My First Bug Hunting Experience: A Journey from Disappointment to Success

Jun 28, 2024

Bug Bounty Hunting

In July 2023, after finishing my internship duties for the day, I sat in my hostel room when a sudden thought struck me, let’s try bug hunting. Despite my lack of prior experience, a faint spark of courage flickered within me, while a reassuring voice quietly insisted, “You can do it!”. Inspired, I spent an hour researching and decided to give it a shot.

I created an account on HackerOne and chose a Vulnerability Disclosure Program (VDP) to start with, focusing on a wildcard domain *.bharatbenz.com.
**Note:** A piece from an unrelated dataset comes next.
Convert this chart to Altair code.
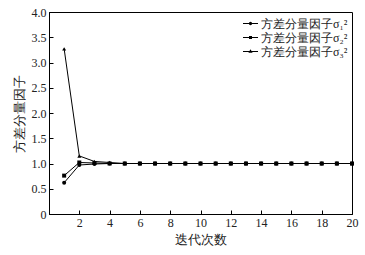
import altair as alt
import pandas as pd

iters = list(range(1, 21))
s1 = [0.62, 0.97, 0.99, 1.00] + [1.00] * 16
s2 = [0.76, 1.02, 1.01, 1.00] + [1.00] * 16
s3 = [3.27, 1.15, 1.04, 1.02] + [1.00] * 16
names = ["方差分量因子σ₁²", "方差分量因子σ₂²", "方差分量因子σ₃²"]

rows = []
for name, vals in zip(names, [s1, s2, s3]):
    for x, y in zip(iters, vals):
        rows.append({"x": x, "y": y, "series": name, "leg": name})
df = pd.DataFrame(rows)

FONT = "Times New Roman, Liberation Serif, serif"
INWARD = {"expr": "-4"}

xenc = alt.X("x:Q", scale=alt.Scale(domain=[0, 20], nice=False),
             axis=alt.Axis(values=[2, 4, 6, 8, 10, 12, 14, 16, 18, 20], title="迭代次数",
                           grid=False, tickSize=INWARD, labelPadding=7, titlePadding=5,
                           labelOverlap=False, labelFlush=False))
yenc = alt.Y("y:Q", scale=alt.Scale(domain=[0, 4], nice=False),
             axis=alt.Axis(values=[0, 0.5, 1, 1.5, 2, 2.5, 3, 3.5, 4], title="方差分量因子",
                           grid=False, tickSize=INWARD, labelPadding=7, titlePadding=5,
                           labelOverlap=False, labelFlush=False,
                           labelExpr="datum.value == 0 ? '0' : format(datum.value, '.1f')"))

base = alt.Chart(df)
lines = base.mark_line(color="black", strokeWidth=1).encode(x=xenc, y=yenc, detail="series:N")
pts = base.mark_point(filled=True, color="black", opacity=1).encode(
    x=xenc, y=yenc,
    shape=alt.Shape("series:N", scale=alt.Scale(domain=names, range=["circle", "square", "triangle-up"]),
                    legend=None),
    size=alt.value(16),
)
BAR = "M-1,-0.067H1V0.067H-1Z"
leg_paths = [
    BAR + "M0.22,0L0.16,0.16L0,0.22L-0.16,0.16L-0.22,0L-0.16,-0.16L0,-0.22L0.16,-0.16Z",
    BAR + "M-0.2,-0.2H0.2V0.2H-0.2Z",
    BAR + "M0,-0.3L0.28,0.18H-0.28Z",
]
legl = base.mark_point(opacity=0, filled=True, color="black").encode(
    x=xenc, y=yenc,
    shape=alt.Shape("leg:N", scale=alt.Scale(domain=names, range=leg_paths),
                    legend=alt.Legend(title=None, orient="top-right", offset=4, padding=0,
                                      symbolSize=225, symbolFillColor="black", symbolStrokeColor="black",
                                      symbolOpacity=1, symbolStrokeWidth=0, labelFontSize=12,
                                      labelFont=FONT, labelColor="#222", rowPadding=0,
                                      labelOffset=3)),
)

chart = alt.layer(lines, pts, legl).resolve_scale(shape="independent").resolve_legend(shape="independent").properties(
    width=303, height=202,
    autosize=alt.AutoSizeParams(type="none"),
    padding={"left": 49, "top": 12, "right": 13, "bottom": 41},
).configure(font=FONT).configure_view(stroke="black", strokeWidth=1).configure_axis(
    domainColor="black", tickColor="black", labelFont=FONT, titleFont=FONT,
    labelFontSize=12, titleFontSize=13, labelColor="#222", titleColor="#222",
    titleFontWeight="normal", labelOverlap=False,
)

chart.save("out.html", embed_options={"renderer": "svg", "actions": False})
After conducting some reconnaissance on the domain, I selected a specific sub-domain. Let’s assume the target is xyz.bharatbenz.com.

I opened my browser and began exploring the website. It had numerous parameters, so I attempted various types of attacks, including XSS, SQLi, and SSTI. However, none of them worked, and I felt quite disheartened.

Then I noticed a chatbot on the site and decided to have some fun with it. After exchanging some routine messages, I tried injecting an XSS payload to see what would happen. The chatbot filtered out the XSS payloads. Realizing it had some level of filtering, my curiosity was piqued, and my determination renewed.

I continued testing different XSS payloads, but the filtering persisted. Finally, I decided to try an HTML Injection payload. I sent the following payload:

<h1>Click here</h1>

To my surprise, it worked! Feeling a surge of excitement from my first successful attempt, I decided to increase the impact by combining HTML Injection with an XSS payload. I crafted the following payload:

<h1 ="alert(document.domain)">Click here</h1>

When I submitted this payload and hovered my mouse over “Click here”, an alert with the domain name appeared.

Elated with my discovery, I documented the details and submitted my report for triage. The next day, I received a response from the team: my finding was a duplicate. Someone had submitted the same bug just a few days before. They even sent me a screenshot of the prior submission.

While my first finding turned out to be a duplicate, I didn’t let that discourage me. Instead, I saw it as validation that I was on the right track. Since then, I have continued to learn and apply my knowledge in bug bounty hunting and penetration testing. I am proud to have helped secure many organizations, including NASA and Cisco.

Finding a duplicate bug means you’re on the right path.

Conclusion
Never overlook any input point for an attack, you never know where a vulnerability might be hiding. Always think outside the box and keep pushing forward.